══ MATERIAL PROVIDED
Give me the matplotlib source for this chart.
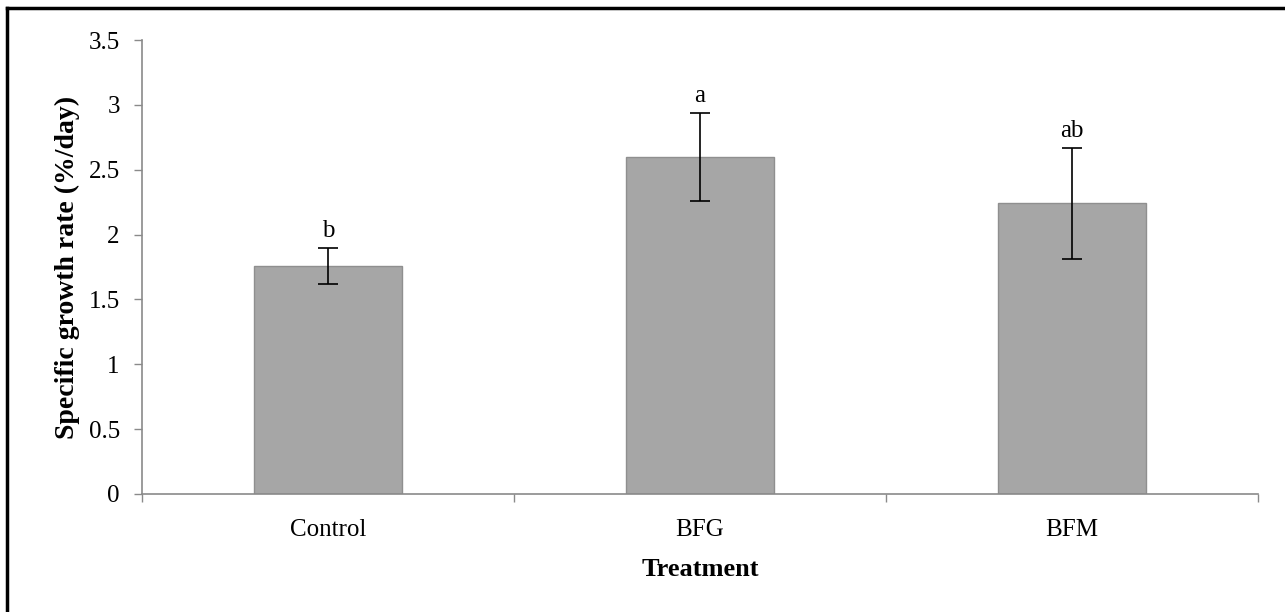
import matplotlib.pyplot as plt
from matplotlib.lines import Line2D

treatments = ["Control", "BFG", "BFM"]
growth = [1.76, 2.60, 2.24]
se = [0.14, 0.34, 0.43]
letters = ["b", "a", "ab"]

plt.rcParams['font.family'] = ['Liberation Serif', 'DejaVu Serif']

fig = plt.figure(figsize=(12.85, 6.12), dpi=100)
ax = fig.add_axes([142 / 1285, 1 - 494 / 612, (1258 - 142) / 1285, (494 - 40) / 612])

x = range(len(treatments))
ax.bar(x, growth, width=0.40, color="#a6a6a6", edgecolor="#8f8f8f", linewidth=1.0, zorder=2)
ax.errorbar(x, growth, yerr=se, fmt="none", ecolor="black", elinewidth=1.2,
            capsize=7, capthick=1.2, zorder=3)

for i, (g, e, l) in enumerate(zip(growth, se, letters)):
    ax.annotate(l, (i, g + e), xytext=(0, 4), textcoords="offset points",
                ha="center", va="bottom", fontsize=18)

ax.set_xlim(-0.5, 2.5)
ax.set_ylim(0, 3.5)
ax.set_yticks([0, 0.5, 1, 1.5, 2, 2.5, 3, 3.5])
ax.set_yticklabels(["0", "0.5", "1", "1.5", "2", "2.5", "3", "3.5"])
ax.set_xticks(list(x))
ax.set_xticklabels(treatments)
ax.set_xticks([-0.5, 0.5, 1.5, 2.5], minor=True)

ax.tick_params(axis="y", direction="out", length=6, width=1, color="#8a8a8a",
               labelsize=18, pad=10)
ax.tick_params(axis="x", which="major", length=0, labelsize=18, pad=18)
ax.tick_params(axis="x", which="minor", direction="out", length=6, width=1, color="#8a8a8a")

for s in ["top", "right"]:
    ax.spines[s].set_visible(False)
for s in ["left", "bottom"]:
    ax.spines[s].set_color("#8a8a8a")
    ax.spines[s].set_linewidth(1.2)

ax.set_ylabel("Specific growth rate (%/day)", fontsize=20, fontweight="bold", labelpad=6)
ax.set_xlabel("Treatment", fontsize=19, fontweight="bold", labelpad=12)

# open frame round the figure: only the top and left edges are visible
fig.add_artist(Line2D([7 / 1285, 7 / 1285], [0, 1 - 8 / 612], color="black", lw=2.5,
                      transform=fig.transFigure))
fig.add_artist(Line2D([7 / 1285, 1], [1 - 8 / 612, 1 - 8 / 612], color="black", lw=2.5,
                      transform=fig.transFigure))

fig.savefig("out.png", dpi=100)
════
## [PROBLEM TO SOLVE]
Copy out all of the material exactly as written, without its pictures.

## [ANSWER TO THIS EXERCISE]
Give me the matplotlib source for this chart.
import matplotlib.pyplot as plt
from matplotlib.lines import Line2D

treatments = ["Control", "BFG", "BFM"]
growth = [1.76, 2.60, 2.24]
se = [0.14, 0.34, 0.43]
letters = ["b", "a", "ab"]

plt.rcParams['font.family'] = ['Liberation Serif', 'DejaVu Serif']

fig = plt.figure(figsize=(12.85, 6.12), dpi=100)
ax = fig.add_axes([142 / 1285, 1 - 494 / 612, (1258 - 142) / 1285, (494 - 40) / 612])

x = range(len(treatments))
ax.bar(x, growth, width=0.40, color="#a6a6a6", edgecolor="#8f8f8f", linewidth=1.0, zorder=2)
ax.errorbar(x, growth, yerr=se, fmt="none", ecolor="black", elinewidth=1.2,
            capsize=7, capthick=1.2, zorder=3)

for i, (g, e, l) in enumerate(zip(growth, se, letters)):
    ax.annotate(l, (i, g + e), xytext=(0, 4), textcoords="offset points",
                ha="center", va="bottom", fontsize=18)

ax.set_xlim(-0.5, 2.5)
ax.set_ylim(0, 3.5)
ax.set_yticks([0, 0.5, 1, 1.5, 2, 2.5, 3, 3.5])
ax.set_yticklabels(["0", "0.5", "1", "1.5", "2", "2.5", "3", "3.5"])
ax.set_xticks(list(x))
ax.set_xticklabels(treatments)
ax.set_xticks([-0.5, 0.5, 1.5, 2.5], minor=True)

ax.tick_params(axis="y", direction="out", length=6, width=1, color="#8a8a8a",
               labelsize=18, pad=10)
ax.tick_params(axis="x", which="major", length=0, labelsize=18, pad=18)
ax.tick_params(axis="x", which="minor", direction="out", length=6, width=1, color="#8a8a8a")

for s in ["top", "right"]:
    ax.spines[s].set_visible(False)
for s in ["left", "bottom"]:
    ax.spines[s].set_color("#8a8a8a")
    ax.spines[s].set_linewidth(1.2)

ax.set_ylabel("Specific growth rate (%/day)", fontsize=20, fontweight="bold", labelpad=6)
ax.set_xlabel("Treatment", fontsize=19, fontweight="bold", labelpad=12)

# open frame round the figure: only the top and left edges are visible
fig.add_artist(Line2D([7 / 1285, 7 / 1285], [0, 1 - 8 / 612], color="black", lw=2.5,
                      transform=fig.transFigure))
fig.add_artist(Line2D([7 / 1285, 1], [1 - 8 / 612, 1 - 8 / 612], color="black", lw=2.5,
                      transform=fig.transFigure))

fig.savefig("out.png", dpi=100)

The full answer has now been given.